Precariedade

Quando se vive com expectativas, esperando resultados, torcendo para que sonhos e desejos se realizem, instala-se precariedade no cotidiano, na própria vida.

A instabilidade, a insegurança, a vivência de falta, de não atendimento de demandas é constante. Essa precariedade resulta de não se viver o presente, de não se aceitar dificuldades e frustrações. Querer melhorar e ultrapassar dificuldades, sem considerar o que as determinam e ensejam, é uma atitude de não aceitação que gera revolta e ansiedade, matéria-prima da raiva, inveja, medo e intranquilidade. Flutuando, sem apoio no existente, pois o existente é o que se deseja ultrapassar, o indivíduo, inconsistentemente movimenta-se em função do que o protege e justifica, paradoxalmente se abriga nos próprios problemas, pois os mesmos justificam todas as suas dificuldades e vicissitudes.

Agarrar-se em dogmas, em crenças, utilizando respaldos do que é garantido, do que funciona cria instrumentalização e reutilização. Nada é original, nada é próprio, tudo é de segunda mão, de reapropriação. Nessa utilização são fabricados protetores e imagens que estabilizam as inseguranças.

A insegurança estabelecida, conhecida ou escondida cria hábitos e até mesmo disciplinas, rotinas que quanto mais repetidas, mais estabelecem monotonia e tédio. É a depressão: tudo é pouco, tudo falta. Acontece que perceber isso também é limitador e como essa vivência não está ancorada, estabelecida no presente - é baseada em não aceitação de limites - surgem deslocamentos gerados pela constatação da não saída. O indivíduo descobre que nada significa, nada tem sentido, coroando assim, a precariedade de sua existência no despropósito da insatisfação, frustração e desespero. A dinâmica continua até que surgem processos equivalentes a autofagia, o devorar-se a si mesmo como maneira de ocupar tempo e espaço. Esse processo de divisão cria duplos, clones, cascas e resíduos, verdadeiros entulhos que mais aumentam o viver precário. A abundância da representação, das imagens é esvaziadora, enfatizando a precariedade.

Povoar o presente esvaziado, agarrando-se ao que se deseja, ao que se fantasia cria quimeras e medos.

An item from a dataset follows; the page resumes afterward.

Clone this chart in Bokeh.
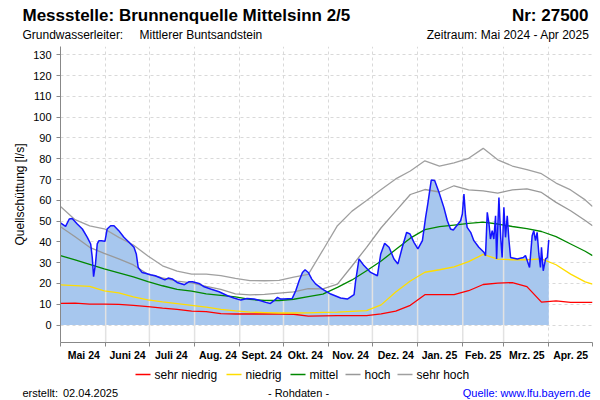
import numpy as np
from bokeh.plotting import figure
from bokeh.layouts import column
from bokeh.models import Range1d, FixedTicker
from bokeh.core.properties import value
from bokeh.embed import file_html
from bokeh.resources import INLINE

FONT = "Liberation Sans"

# ---------------- data ----------------
month_starts = [0, 31, 61, 92, 123, 153, 184, 214, 245, 276, 304, 335, 365]
month_labels = ["Mai 24", "Juni 24", "Juli 24", "Aug. 24", "Sept. 24", "Okt. 24",
                "Nov. 24", "Dez. 24", "Jan. 25", "Feb. 25", "Mrz. 25", "Apr. 25"]
y_ticks = list(range(0, 131, 10))

# measured discharge (days since 01.05.2024)
mess_days = [0, 3.5, 6, 8, 11.5, 15, 18.4, 20.7, 21.8, 22.7, 24, 25.2, 26.4, 28, 30.5,
             32, 34.4, 36.7, 40, 43.5, 47, 50.4, 52, 53.3, 56, 58.8, 61.8, 65, 68.7,
             71.6, 73.9, 76.6, 80, 85, 88, 90.6, 95, 98.6, 103, 108.8, 114.6, 119,
             123.7, 128, 132.8, 137.4, 140.8, 144, 146.5, 148.9, 151, 153, 159, 161.4,
             163.7, 166, 167.8, 170, 172.4, 175, 179.7, 185.4, 192.2, 196.8, 201.4,
             202.5, 204.8, 208.2, 212.8, 217.4, 219.7, 222.4, 225.4, 228.8, 231.5,
             234.5, 237.5, 239.8, 242.5, 245.2, 248.3, 250.5, 252, 254.4, 256.7, 259.6,
             263, 265.4, 267.6, 269.5, 271.8, 274.5, 275.7, 276.8, 277.9, 279, 281.4,
             283.6, 287, 290.5, 291.6, 292.8, 294, 295, 296.2, 297.3, 298.5, 299.2,
             300.8, 302, 303, 304.2, 305.3, 306.5, 307.6, 308.8, 313.4, 317.5, 319,
             320.2, 321.8, 323.6, 324.7, 325.9, 327, 328.2, 329.3, 330, 331.2, 332.8,
             334, 335]
mess_values = [49.1, 47.5, 51.0, 51.3, 48.6, 46.2, 42.2, 39.0, 32.5, 23.3, 29.4, 39.0, 40.6,
               40.5, 40.3, 46.2, 47.8, 47.8, 45.4, 42.2, 39.8, 37.4, 34.2, 27.7, 25.3, 24.8,
               24.2, 23.7, 22.6, 21.7, 22.6, 22.2, 20.5, 19.4, 20.8, 20.8, 20.0, 18.4, 17.3,
               16.0, 14.1, 13.0, 12.0, 12.8, 12.5, 11.7, 10.9, 10.4, 11.7, 13.3, 12.5, 12.5,
               12.8, 16.5, 21.3, 25.3, 26.6, 25.3, 22.1, 19.8, 17.3, 14.9, 13.0, 12.5, 14.6,
               21.3, 31.8, 28.6, 25.3, 23.7, 34.2, 39.3, 37.4, 31.8, 29.4, 37.4, 44.6, 43.8,
               39.8, 36.6, 40.6, 51.8, 58.3, 69.8, 69.5, 64.0, 56.6, 50.2, 46.2, 45.7, 47.8,
               50.2, 53.4, 63.0, 52.6, 47.0, 44.6, 40.6, 37.4, 35.0, 33.4, 54.2, 48.6, 41.4,
               45.4, 41.4, 52.6, 31.8, 61.4, 42.2, 32.5, 56.6, 42.2, 52.6, 41.4, 32.5, 31.8,
               32.5, 33.4, 31.0, 27.7, 43.0, 45.4, 40.6, 44.6, 34.2, 27.7, 37.4, 26.1, 31.8,
               32.5, 40.9]

# long-term reference curves
ref_days = [0, 10, 20, 30, 40, 50, 60, 70, 80, 90, 100, 110, 120, 130, 140, 150, 160,
            170, 180, 190, 200, 210, 220, 230, 240, 250, 260, 270, 280, 290, 300, 310,
            320, 330, 340, 350, 360, 365]
sehr_niedrig = [10.4, 10.5, 10.1, 10.1, 9.9, 9.5, 8.9, 8.1, 7.5, 6.7, 6.5, 5.5, 5.3, 5.3,
                5.3, 5.3, 5.2, 4.3, 4.4, 4.5, 4.5, 4.5, 5.4, 6.7, 9.5, 14.6, 14.6, 14.6,
                16.5, 19.5, 20.2, 20.4, 18.5, 11.0, 11.6, 10.9, 10.9, 10.9]
niedrig = [19.3, 19.0, 18.6, 16.4, 15.5, 13.5, 12.1, 11.1, 10.3, 9.5, 8.6, 7.5, 6.8, 6.2,
           6.0, 5.8, 5.8, 5.9, 6.1, 6.2, 6.6, 6.9, 9.7, 15.9, 21.2, 25.4, 26.6, 28.0,
           30.5, 34.0, 31.7, 31.4, 31.4, 31.8, 29.0, 24.5, 20.8, 19.7]
mittel = [33.4, 31.3, 29.2, 27.0, 25.1, 23.2, 20.9, 18.9, 17.2, 16.3, 15.0, 14.3, 13.5,
          12.3, 11.8, 11.8, 12.4, 13.7, 14.9, 18.1, 21.7, 26.1, 30.8, 36.3, 41.8, 45.9,
          47.3, 48.1, 48.9, 49.5, 48.6, 47.4, 46.4, 45.0, 42.5, 39.0, 35.5, 33.4]
hoch = [47.3, 42.5, 37.4, 34.5, 31.8, 28.9, 24.4, 22.7, 21.1, 20.3, 18.6, 17.2, 15.0, 14.5,
        14.8, 15.4, 16.0, 17.5, 17.4, 19.7, 28.4, 37.4, 46.8, 54.8, 62.8, 65.2, 64.0, 67.0,
        65.0, 64.5, 63.5, 65.0, 65.5, 63.8, 59.0, 55.0, 50.3, 47.8]
sehr_hoch = [57.0, 50.7, 47.7, 46.3, 42.2, 38.5, 33.2, 28.5, 25.9, 24.5, 24.5, 23.8, 22.5,
             21.4, 21.3, 21.5, 23.0, 24.4, 36.0, 47.8, 54.8, 59.9, 65.2, 70.3, 74.1, 79.0,
             76.5, 78.0, 80.2, 85.0, 79.5, 76.5, 74.8, 72.8, 68.3, 65.0, 60.2, 57.0]

legend_labels = ["sehr niedrig", "niedrig", "mittel", "hoch", "sehr hoch"]
legend_colors = ["#ff0000", "#ffdd00", "#008800", "#999999", "#a0a0a0"]
ref_series = [sehr_niedrig, niedrig, mittel, hoch, sehr_hoch]

W = 600


def blank(height, y_top, y_bottom):
    f = figure(width=W, height=height, x_range=Range1d(0, W), y_range=Range1d(y_bottom, y_top),
               x_axis_type=None, y_axis_type=None, output_backend="svg",
               toolbar_location=None, min_border=0)
    f.outline_line_color = None
    f.frame_align = False
    return f


def txt(f, x, y, s, align="left", size="11px", style="normal", color="black"):
    f.text(x=[x], y=[y], text=[s], text_align=align, text_baseline="middle",
           text_font=value(FONT), text_font_size=value(size), text_font_style=style,
           text_color=color)


# ---------------- header ----------------
head = blank(46, 0, 46)
txt(head, 22, 15, "Messstelle: Brunnenquelle Mittelsinn 2/5", size="17px", style="bold")
txt(head, 588, 15, "Nr: 27500", align="right", size="17px", style="bold")
txt(head, 22, 34, "Grundwasserleiter:", size="12px")
txt(head, 139, 34, "Mittlerer Buntsandstein", size="12px")
txt(head, 589, 34, "Zeitraum: Mai 2024 - Apr 2025", align="right", size="12px")

# ---------------- main chart ----------------
Y0, Y1 = -8.4, 134
p = figure(width=W, height=320, x_range=Range1d(0, 365), y_range=Range1d(Y0, Y1),
           output_backend="svg", toolbar_location=None,
           min_border_left=60, min_border_right=8, min_border_top=0, min_border_bottom=24)
p.outline_line_color = None
p.frame_align = False

mids = [int(round((month_starts[i] + month_starts[i + 1]) / 2)) for i in range(12)]
p.xaxis.ticker = FixedTicker(ticks=mids, minor_ticks=month_starts)
p.xaxis.major_label_overrides = {m: lab for m, lab in zip(mids, month_labels)}
p.xaxis.major_tick_line_color = None
p.xaxis.major_tick_out = 0
p.xaxis.major_tick_in = 0
p.xaxis.minor_tick_in = 0
p.xaxis.minor_tick_out = 4
p.xaxis.minor_tick_line_color = "#888888"
p.xaxis.axis_line_color = "#888888"
p.xaxis.major_label_text_font = FONT
p.xaxis.major_label_text_font_size = "10.5px"
p.xaxis.major_label_text_font_style = "bold"
p.xaxis.major_label_text_color = "black"
p.xaxis.major_label_standoff = 2

p.yaxis.ticker = FixedTicker(ticks=y_ticks)
p.yaxis.minor_tick_line_color = None
p.yaxis.major_tick_in = 0
p.yaxis.major_tick_out = 4
p.yaxis.major_tick_line_color = "#888888"
p.yaxis.axis_line_color = "#888888"
p.yaxis.major_label_text_font = FONT
p.yaxis.major_label_text_font_size = "11px"
p.yaxis.major_label_text_color = "black"
p.yaxis.major_label_standoff = 5
p.yaxis.axis_label = "Quellschüttung [l/s]"
p.yaxis.axis_label_text_font = FONT
p.yaxis.axis_label_text_font_size = "12px"
p.yaxis.axis_label_text_font_style = "normal"
p.yaxis.axis_label_text_color = "black"
p.yaxis.axis_label_standoff = 3

p.xgrid.ticker = FixedTicker(ticks=month_starts[1:])
p.ygrid.ticker = FixedTicker(ticks=y_ticks)
for g in (p.xgrid, p.ygrid):
    g.grid_line_color = "#d9d9d9"
    g.grid_line_dash = "3 3"
    g.grid_line_width = 1

# measured area
p.varea(x=mess_days, y1=0, y2=mess_values, fill_color="#a7c7ee")

# month separators inside the measured area
seg_x = [d for d in month_starts[1:] if d < mess_days[-1]]
seg_top = list(np.interp(seg_x, mess_days, mess_values))
p.segment(x0=seg_x, x1=seg_x, y0=[Y0] * len(seg_x), y1=seg_top,
          line_color="#e2e2e2", line_width=1.5)

for series, col in zip(ref_series, legend_colors):
    p.line(ref_days, series, line_color=col, line_width=1.3)
p.line(mess_days, mess_values, line_color="#1414ff", line_width=1.5)

# ---------------- footer (legend + notes) ----------------
foot = blank(34, 366, 400)
leg_x = [135, 226, 290, 345, 397]
leg_y = 374
foot.segment(x0=leg_x, x1=[x + 15 for x in leg_x], y0=[leg_y] * 5, y1=[leg_y] * 5,
             line_color=legend_colors, line_width=1.5)
foot.text(x=[x + 19 for x in leg_x], y=[leg_y] * 5, text=legend_labels,
          text_align="left", text_baseline="middle", text_font=value(FONT),
          text_font_size=value("12px"), text_color="black")
txt(foot, 22, 392, "erstellt:")
txt(foot, 62.5, 392, "02.04.2025")
txt(foot, 298, 392, "- Rohdaten -", align="center")
txt(foot, 590, 392, "Quelle: www.lfu.bayern.de", align="right", color="#0000ff")

layout = column(head, p, foot, spacing=0)
open("out.html", "w").write(file_html(layout, INLINE))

Destrói bem-estar, gera intranquilidade, afetando também o rítimo orgânico: sono, fome, sexo são enfatizados seja por excesso, seja por falta.

Precariedade se caracteriza pelo que falta, o que se repete, o que sobra, é o limite não aceito, é o presente negado. Enfrentar o dia a dia, limitações e frustrações, propicia motivação e isso faz superar limites integrando-os ou superando-os, transformando o anteriormente vivenciado como precário, em fonte de abundância e realização.